Quoi qu’il en soit, le film est optimiste, il sort de la noirceur pour retrouver la blancheur de l’espoir selon lequel le salut est toujours possible. Le roman, lui, ne possède qu’une seule et unique clairière ensoleillée et tranquille au milieu des forêts touffues des inconscients qui s’attirent et s’appellent (celui du pervers et celui de sa victime): la cabane de Christian (celui-ci aura-t-il vraiment existé?), le temps d’un rêve fugace dont on se réveille pour mieux se fracasser la figure.
 
Dans le monde d’aujourd’hui
Aujourd’hui, à l’aune de ce que vivent nos sociétés régies, pour la plupart, par des tyrans et des pervers, force est de constater que la logique qui y prévaut est faite de séduction morbide, d’emprise, de manipulation, d’embrigadement sectaire, d’idéologie de la pseudo-communication se substituant à l’expérience du vrai dialogue, de violences de toutes sortes, etc., de tout un réseau d’assujettissements et d’aliénations structurant le plus souvent nos liens et nos vies. Il apparaît dès lors impossible d’échapper à leur déploiement massif puisque ces outils d’aliénation sont profondément investis à assurer la maîtrise des comportements, des ressentis, des réactions, des représentations et des discours. L’emprise perverse est entière.
C’est pourquoi il est bien difficile d’adhérer à la proposition de résolution filmique de Valérie Donzelli (n’en déplaise aux féministes ou aux optimistes). La fin fonctionne comme dans un conte merveilleux: elle fait sourire béatement l’adulte, qui en éprouve joie et satisfaction, tout en sachant que le monde réel est bien différent de celui des contes.
Et, nous, les Libanais…
Et, nous, les Libanais? Sommes-nous des Bénédicte Ombredanne, des Blanche? Aurons-nous le destin de l’héroïne du roman? Accèderons-nous au salut de l’héroïne du film? Sommes-nous, au contraire, des Jean-François, des Grégoire Lamoureux? Qui, de nous est le psychopathe, le pervers ? Qui de nous est la victime, manipulée, harcelée, assujettie?

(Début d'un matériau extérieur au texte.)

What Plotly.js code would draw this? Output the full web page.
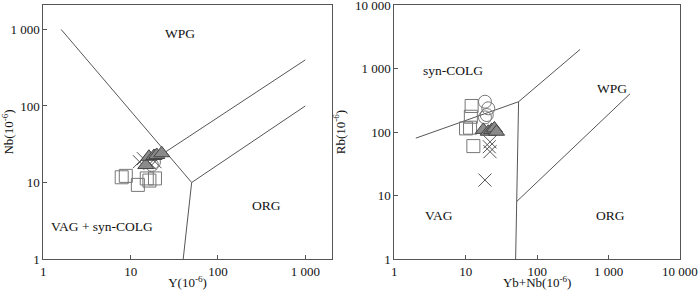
<!DOCTYPE html>
<html><head><meta charset="utf-8">
<script src="https://cdn.plot.ly/plotly-3.0.1.min.js"></script>
<style>html,body{margin:0;padding:0;background:#fff}#c{width:700px;height:290px}</style>
</head><body><div id="c"></div>
<script>
// Left diagram: Nb vs Y
const L_sqY = [7.9, 8.8, 12.1, 15.3, 16.4, 19.0];
const L_sqNb = [11.7, 12.2, 9.3, 11.3, 10.6, 11.3];
const L_triY = [14.9, 16.2, 18.5, 19.9, 22.7];
const L_triNb = [16.9, 21.7, 22.2, 22.9, 24.1];
const L_crossY = [12.6, 14.0, 16.7, 19.0];
const L_crossNb = [18.7, 20.5, 17.8, 18.7];
const L_circY = [17.5, 18.5];
const L_circNb = [17.0, 18.5];
// Left boundaries
const L_b1x = [1.6, 50, 1000], L_b1y = [1000, 10, 100];
const L_b2x = [25, 1000], L_b2y = [25, 400];
const L_b3x = [50, 40], L_b3y = [10, 1];
// Right diagram: Rb vs Yb+Nb
const R_sqX = [12.1, 11.8, 10.1, 11.5, 12.8];
const R_sqRb = [257, 174, 114, 117, 60];
const R_circX = [18.6, 20.7, 19.7, 18.6];
const R_circRb = [300, 236, 185, 170];
const R_triX = [17.6, 20.7, 23.1, 25.2, 27.0];
const R_triRb = [108, 101, 108, 114, 101];
const R_crossX = [21.4, 21.9, 21.9, 18.6];
const R_crossRb = [58.6, 70, 49, 17.5];
// Right boundaries
const R_b1x = [2, 55, 400], R_b1y = [80, 300, 2000];
const R_b2x = [55, 51.5, 50], R_b2y = [300, 8, 1];
const R_b3x = [51.5, 2000], R_b3y = [8, 400];
// Tick labels
const L_xTicks = [1, 10, 100, 1000], L_xText = ['1', '10', '100', '1 000'];
const L_yTicks = [1, 10, 100, 1000], L_yText = ['1', '10', '100', '1 000'];
const R_xTicks = [1, 10, 100, 1000, 10000], R_xText = ['1', '10', '100', '1 000', '10 000'];
const R_yTicks = [1, 10, 100, 1000, 10000], R_yText = ['1', '10', '100', '1 000', '10 000'];

const lineC = '#555';
function bline(x, y, xa, ya) {
  return {x, y, xaxis: xa, yaxis: ya, mode: 'lines', line: {color: lineC, width: 1}, hoverinfo: 'skip', showlegend: false};
}
const sq = {symbol: 'square-open', size: 13, color: '#777', line: {width: 1, color: '#777'}};
const ci = {symbol: 'circle-open', size: 13, color: '#777', line: {width: 1, color: '#777'}};
const tr = {symbol: 'triangle-up', size: 14, color: '#8a8a8a', line: {width: 1, color: '#444'}};
const cr = {symbol: 'x-thin', size: 13, color: '#555', line: {width: 1, color: '#555'}};
function pts(x, y, m, xa, ya) {
  return {x, y, xaxis: xa, yaxis: ya, mode: 'markers', marker: m, showlegend: false};
}
const data = [
  bline(L_b1x, L_b1y, 'x', 'y'), bline(L_b2x, L_b2y, 'x', 'y'), bline(L_b3x, L_b3y, 'x', 'y'),
  bline(R_b1x, R_b1y, 'x2', 'y2'), bline(R_b2x, R_b2y, 'x2', 'y2'), bline(R_b3x, R_b3y, 'x2', 'y2'),
  pts(L_sqY, L_sqNb, sq, 'x', 'y'), pts(L_crossY, L_crossNb, cr, 'x', 'y'),
  pts(L_circY, L_circNb, ci, 'x', 'y'), pts(L_triY, L_triNb, tr, 'x', 'y'),
  pts(R_sqX, R_sqRb, sq, 'x2', 'y2'), pts(R_circX, R_circRb, ci, 'x2', 'y2'),
  pts(R_crossX, R_crossRb, cr, 'x2', 'y2'), pts(R_triX, R_triRb, tr, 'x2', 'y2')
];
const F = 'Liberation Serif, Times New Roman, serif';
function ax(dom, range, tv, tt, title, anchor, isY) {
  return {
    type: 'log', domain: dom, range: range, anchor: anchor,
    tickvals: tv, ticktext: tt, ticks: 'inside', ticklen: 4, tickcolor: '#555',
    showline: true, linecolor: '#555', linewidth: 1, mirror: true,
    showgrid: false, zeroline: false, ticklabeloverflow: 'allow', automargin: false,
    tickfont: {family: F, size: 13, color: '#111'},
    title: {text: title, font: {family: F, size: 13, color: '#111'}, standoff: isY ? 6 : 4}
  };
}
const layout = {
  width: 700, height: 290, margin: {l: 0, r: 0, t: 0, b: 0},
  paper_bgcolor: '#fff', plot_bgcolor: '#fff', showlegend: false,
  xaxis: ax([0.0619, 0.4739], [0, 3.303], L_xTicks, L_xText, 'Y(10<sup>-6</sup>)', 'y', false),
  yaxis: ax([0.1069, 0.9828], [0, 3.32], L_yTicks, L_yText, 'Nb(10<sup>-6</sup>)', 'x', true),
  xaxis2: ax([0.5633, 0.9714], [0, 4.0005], R_xTicks, R_xText, 'Yb+Nb(10<sup>-6</sup>)', 'y2', false),
  yaxis2: ax([0.1069, 0.9828], [0, 4.0005], R_yTicks, R_yText, 'Rb(10<sup>-6</sup>)', 'x2', true),
  annotations: [
    {text: 'WPG', x: 180, y: 33},
    {text: 'ORG', x: 266.7, y: 205.7},
    {text: 'VAG + syn-COLG', x: 102.3, y: 226},
    {text: 'syn-COLG', x: 453.3, y: 70},
    {text: 'WPG', x: 611.7, y: 88.3},
    {text: 'VAG', x: 439.3, y: 215},
    {text: 'ORG', x: 610, y: 215}
  ].map(a => ({text: a.text, x: a.x / 700, y: 1 - a.y / 290, xref: 'paper', yref: 'paper',
    showarrow: false, xanchor: 'center', yanchor: 'middle', font: {family: F, size: 13.5, color: '#111'}}))
};
Plotly.newPlot('c', data, layout, {staticPlot: true});
</script></body></html>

Il est clair que ces questionnements sont binaires et ne sauraient s’appliquer à notre situation, ni à qui nous sommes. Car, nous sommes en pleine complexité, celle-ci même qui devrait nous renvoyer à la pensée pascalienne selon laquelle, en somme, «l’homme n’est ni ange ni bête, et le malheur veut que qui veut faire l’ange fait la bête». Nous ne sommes, en tout cas, sur la scène libanaise, ni en littérature ni au cinéma. Nous sommes dans la vie réelle. Celle-ci où, pour reprendre ses mots à Pascal Quignard, en exergue de Tous les matins du monde, «tout est féroce».